* Start MATERIAL PROVIDED *

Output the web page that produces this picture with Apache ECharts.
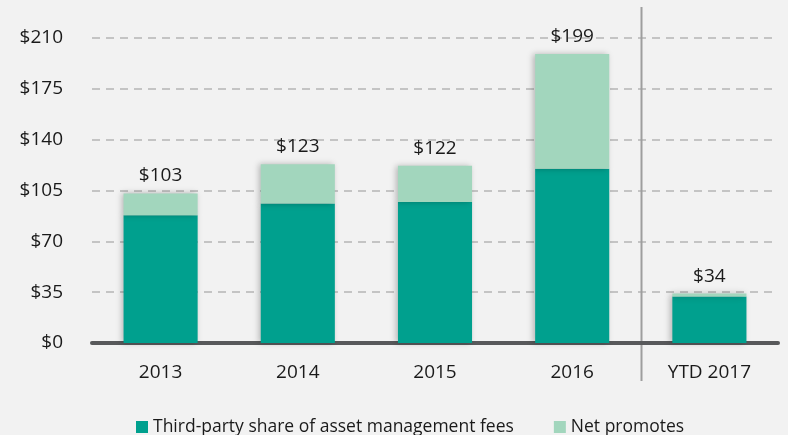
<!DOCTYPE html>
<html>
<head>
<meta charset="utf-8">
<script src="https://cdn.jsdelivr.net/npm/echarts@6/dist/echarts.min.js"></script>
<style>
  html, body { margin: 0; padding: 0; background: #f2f2f2; }
  #chart { width: 788px; height: 435px; }
</style>
</head>
<body>
<div id="chart"></div>
<script>
// Data
const categories = ['2013', '2014', '2015', '2016', 'YTD 2017']
const thirdPartyFees = [88, 96, 97, 120, 32]
const netPromotes = [15, 27, 25, 79, 2]
const totals = [103, 123, 122, 199, 34]
const yTicks = [0, 35, 70, 105, 140, 175, 210]

const colors = {
  fees: '#00a08e',
  promotes: '#a2d6bd',
  text: '#1a1a1a'
}

const font = '"Open Sans", "Noto Sans", sans-serif'

const chart = echarts.init(document.getElementById('chart'))

const barShadow = {
  shadowColor: 'rgba(0,0,0,0.25)',
  shadowBlur: 6,
  shadowOffsetX: -2
}

const option = {
  backgroundColor: '#f2f2f2',
  animation: false,
  textStyle: { fontFamily: font },
  grid: { left: 92, right: 10, top: 38, bottom: 92 },
  legend: {
    top: 413,
    left: 131,
    itemWidth: 12,
    itemHeight: 12,
    itemGap: 40,
    icon: 'rect',
    textStyle: { fontSize: 17.5, color: colors.text, fontFamily: font },
    data: ['Third-party share of asset management fees', 'Net promotes']
  },
  xAxis: {
    type: 'category',
    data: categories,
    axisTick: { show: false },
    axisLine: { lineStyle: { color: '#58595b', width: 4 } },
    axisLabel: { fontSize: 19, color: colors.text, margin: 20, fontFamily: font }
  },
  yAxis: {
    type: 'value',
    min: yTicks[0],
    max: yTicks[yTicks.length - 1],
    interval: 35,
    axisLine: { show: false },
    axisTick: { show: false },
    axisLabel: {
      fontSize: 19,
      color: colors.text,
      margin: 29,
      fontFamily: font,
      formatter: v => '$' + v
    },
    splitLine: { lineStyle: { color: '#c4c4c4', type: [8, 6], width: 2 } }
  },
  series: [
    {
      name: 'Third-party share of asset management fees',
      type: 'bar',
      stack: 'total',
      barWidth: '54%',
      data: thirdPartyFees,
      itemStyle: Object.assign({ color: colors.fees }, barShadow)
    },
    {
      name: 'Net promotes',
      type: 'bar',
      stack: 'total',
      barWidth: '54%',
      data: netPromotes,
      itemStyle: Object.assign({ color: colors.promotes }, barShadow),
      label: {
        show: true,
        position: 'top',
        distance: 8,
        fontSize: 19,
        color: colors.text,
        fontFamily: font,
        formatter: p => '$' + totals[p.dataIndex]
      }
    }
  ]
}

chart.setOption(option)

// Separator between 2016 and YTD 2017, placed from the axis scale
const x2016 = chart.convertToPixel({ xAxisIndex: 0 }, '2016')
const xYtd = chart.convertToPixel({ xAxisIndex: 0 }, 'YTD 2017')
const sepX = Math.round((x2016 + xYtd) / 2) + 0.5
chart.setOption({
  graphic: [{
    type: 'line',
    shape: { x1: sepX, y1: 7, x2: sepX, y2: 381 },
    style: { stroke: '#9e9e9e', lineWidth: 2 },
    z: 0
  }]
})
</script>
</body>
</html>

* End MATERIAL PROVIDED *

**WORK REQUIRED:**
Write out the full listing verbatim, excluding its pictures.

**FINISHED EXERCISE:**
Output the web page that produces this picture with Apache ECharts.
<!DOCTYPE html>
<html>
<head>
<meta charset="utf-8">
<script src="https://cdn.jsdelivr.net/npm/echarts@6/dist/echarts.min.js"></script>
<style>
  html, body { margin: 0; padding: 0; background: #f2f2f2; }
  #chart { width: 788px; height: 435px; }
</style>
</head>
<body>
<div id="chart"></div>
<script>
// Data
const categories = ['2013', '2014', '2015', '2016', 'YTD 2017']
const thirdPartyFees = [88, 96, 97, 120, 32]
const netPromotes = [15, 27, 25, 79, 2]
const totals = [103, 123, 122, 199, 34]
const yTicks = [0, 35, 70, 105, 140, 175, 210]

const colors = {
  fees: '#00a08e',
  promotes: '#a2d6bd',
  text: '#1a1a1a'
}

const font = '"Open Sans", "Noto Sans", sans-serif'

const chart = echarts.init(document.getElementById('chart'))

const barShadow = {
  shadowColor: 'rgba(0,0,0,0.25)',
  shadowBlur: 6,
  shadowOffsetX: -2
}

const option = {
  backgroundColor: '#f2f2f2',
  animation: false,
  textStyle: { fontFamily: font },
  grid: { left: 92, right: 10, top: 38, bottom: 92 },
  legend: {
    top: 413,
    left: 131,
    itemWidth: 12,
    itemHeight: 12,
    itemGap: 40,
    icon: 'rect',
    textStyle: { fontSize: 17.5, color: colors.text, fontFamily: font },
    data: ['Third-party share of asset management fees', 'Net promotes']
  },
  xAxis: {
    type: 'category',
    data: categories,
    axisTick: { show: false },
    axisLine: { lineStyle: { color: '#58595b', width: 4 } },
    axisLabel: { fontSize: 19, color: colors.text, margin: 20, fontFamily: font }
  },
  yAxis: {
    type: 'value',
    min: yTicks[0],
    max: yTicks[yTicks.length - 1],
    interval: 35,
    axisLine: { show: false },
    axisTick: { show: false },
    axisLabel: {
      fontSize: 19,
      color: colors.text,
      margin: 29,
      fontFamily: font,
      formatter: v => '$' + v
    },
    splitLine: { lineStyle: { color: '#c4c4c4', type: [8, 6], width: 2 } }
  },
  series: [
    {
      name: 'Third-party share of asset management fees',
      type: 'bar',
      stack: 'total',
      barWidth: '54%',
      data: thirdPartyFees,
      itemStyle: Object.assign({ color: colors.fees }, barShadow)
    },
    {
      name: 'Net promotes',
      type: 'bar',
      stack: 'total',
      barWidth: '54%',
      data: netPromotes,
      itemStyle: Object.assign({ color: colors.promotes }, barShadow),
      label: {
        show: true,
        position: 'top',
        distance: 8,
        fontSize: 19,
        color: colors.text,
        fontFamily: font,
        formatter: p => '$' + totals[p.dataIndex]
      }
    }
  ]
}

chart.setOption(option)

// Separator between 2016 and YTD 2017, placed from the axis scale
const x2016 = chart.convertToPixel({ xAxisIndex: 0 }, '2016')
const xYtd = chart.convertToPixel({ xAxisIndex: 0 }, 'YTD 2017')
const sepX = Math.round((x2016 + xYtd) / 2) + 0.5
chart.setOption({
  graphic: [{
    type: 'line',
    shape: { x1: sepX, y1: 7, x2: sepX, y2: 381 },
    style: { stroke: '#9e9e9e', lineWidth: 2 },
    z: 0
  }]
})
</script>
</body>
</html>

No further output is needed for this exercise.